I have a Farberware 10.5 qt. dutch oven with unvented glass lid and straight sides that I use for cooking as much as 5 lb. of beans for canning and cooking fruit for canning sometimes. It is relatively thin compared to my Wearever 6 qt. DO but sometimes I need the capacity. I got it at Walmart. It will fit in my oven for cooking large qty. of baked beans. Heavy when full.

https://www.kohls.com/product/prd-4...VE9bACh02gQB-EAQYAyABEgLtwvD_BwE&gclsrc=aw.ds


----------



## de-nagorg (Feb 23, 2014)

Here is one of 700+ on e-bay.

https://www.ebay.com/itm/VINTAGE-Re...713737?hash=item2175f1fc09:g:GCIAAOSwU21fQnlS 

Not all are exactly what you desire, but close.

ED


----------



## Startingover (Apr 18, 2012)

Ebay’s a great idea. Not sure if a pot is one of those things she might want to inspect in person.


----------



## Colbyt (Jan 27, 2014)

I shopped a lot when I decided to replace a 20 QT with something better and smaller.


Not sure the make a 10 or 10.5. It seems all lines go with 8,12,16 and 20. Plus larger than none of us can lift.



If she has a glass top electric stove the pot she choose should be no more than 1" larger than the heating element (that's in the fine print in the manual). Stable triple ply bottoms are also important.


I settled on the Grand Gourmet 12 Quart Stock Pot With glass Lid. All SS and triple ply bottom.


There are some 10 and 10.5 models on Amazon.


----------



## Two Knots (Nov 12, 2011)

10 quart is hard to find...I found one on amazon...

also, found a beauty 11 quart.
shipping free...return free.


----------



## Startingover (Apr 18, 2012)

Thank you.

Interesting why 10 qt is not a common size. We wasted a lot of time looking.

Her stove, came with her house, has traditional electric burners.

I’m still using Revere ware that was a wedding present a lot of yrs ago. And, one sauce pan, Faberware with the thick bottom.


----------



## Startingover (Apr 18, 2012)

She decided to look on Ebay for one thats like her other pans since she knows what those are like. Those have silicone handles so she doesn’t need a potholder.

Thanks


----------



## ktownskier (Aug 22, 2018)

I know I am a little late to the party, but, what is she cooking in it?

A tall and skinny pot is used to cook things that require a lot of liquid. Also, because of the narrow shape, there is not a lot of surface area for water to evaporate. 

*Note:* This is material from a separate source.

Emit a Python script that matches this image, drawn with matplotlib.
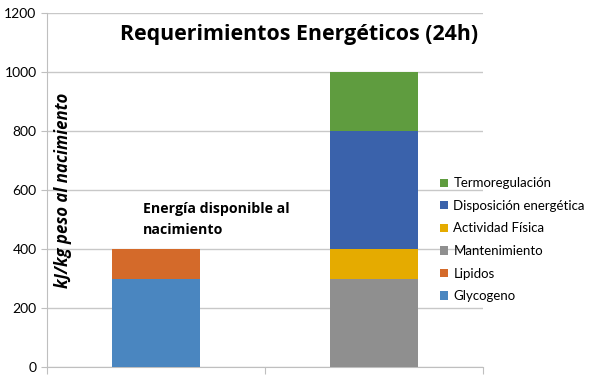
import numpy as np
import matplotlib
matplotlib.use("Agg")
import matplotlib.pyplot as plt

plt.rcParams['font.family'] = ['Lato', 'DejaVu Sans']

categories = ["Disponible", "Requerido"]
series_names = ["Glycogeno", "Lipidos", "Mantenimiento", "Actividad Física",
                "Disposición energética", "Termoregulación"]
glycogeno = [300, 0]
lipidos = [100, 0]
mantenimiento = [0, 300]
actividad = [0, 100]
disposicion = [0, 400]
termoregulacion = [0, 200]
series_values = [glycogeno, lipidos, mantenimiento, actividad, disposicion, termoregulacion]
colors = ["#4a86c0", "#d46a2a", "#8f8f8f", "#e5ab00", "#3a62ab", "#5f9c3f"]

fig = plt.figure(figsize=(5.99, 3.77), dpi=100)
ax = fig.add_axes([0.0785, 0.0265, 0.728, 0.939])

x = np.arange(len(categories))
bottom = np.zeros(len(categories))
handles = []
for name, vals, col in zip(series_names, series_values, colors):
    b = ax.bar(x, vals, width=0.4, bottom=bottom, color=col, label=name, zorder=3)
    handles.append(b)
    bottom += np.array(vals)

ax.set_xlim(-0.5, 1.5)
ax.set_ylim(0, 1200)
ax.set_yticks(range(0, 1201, 200))
ax.set_xticks([-0.5, 0.5, 1.5])
ax.set_xticklabels([])
ax.tick_params(axis='y', labelsize=10, colors='#bfbfbf', labelcolor='black', length=4)
ax.tick_params(axis='x', colors='#bfbfbf', length=5)
ax.grid(axis='y', color='#c8c8c8', linewidth=1, zorder=0)
for s in ['top', 'right']:
    ax.spines[s].set_visible(False)
for s in ['left', 'bottom']:
    ax.spines[s].set_color('#bfbfbf')

bold_font = ['Open Sans', 'DejaVu Sans']
ax.text(0.656, 1128, "Requerimientos Energéticos (24h)", fontsize=15.4, fontweight='bold',
        family=bold_font, ha='center', va='center')
ax.text(-0.427, 600, "kJ/kg peso al nacimiento", rotation=90, fontsize=12.1,
        fontweight='bold', style='italic', family=bold_font, ha='center', va='center')
ax.text(-0.06, 500, "Energía disponible al\nnacimiento", fontsize=10.2, fontweight='bold',
        family=bold_font, ha='left', va='center', linespacing=1.55)

leg = fig.legend(handles[::-1], series_names[::-1], loc='center left',
                 bbox_to_anchor=(0.715, 0.364), frameon=False, fontsize=9.5,
                 handlelength=0.6, handleheight=0.6, handletextpad=0.4, labelspacing=0.8)

fig.savefig("out.png", dpi=100)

A short, fat pot is meant for large pieces of food that require long slow cooking. Like braised meats and/or vegetables. Think pot roasts. The bulge in them allows for chunkier pieces of meat to fit in. Also, you can deep fry in a pot like this as it's large surface area, allows for the pieces to be cooked to not be crowded. 

However, there is no reason why you can't cook what you want in any pot. I have taken to cooking pasta in smaller quantity of water. I have a 5 qt. sauté pan that spaghetti fits in quite well, and it cooks a bit faster and it comes out just fine in about 3-4 quarts of water. Just sayin...


----------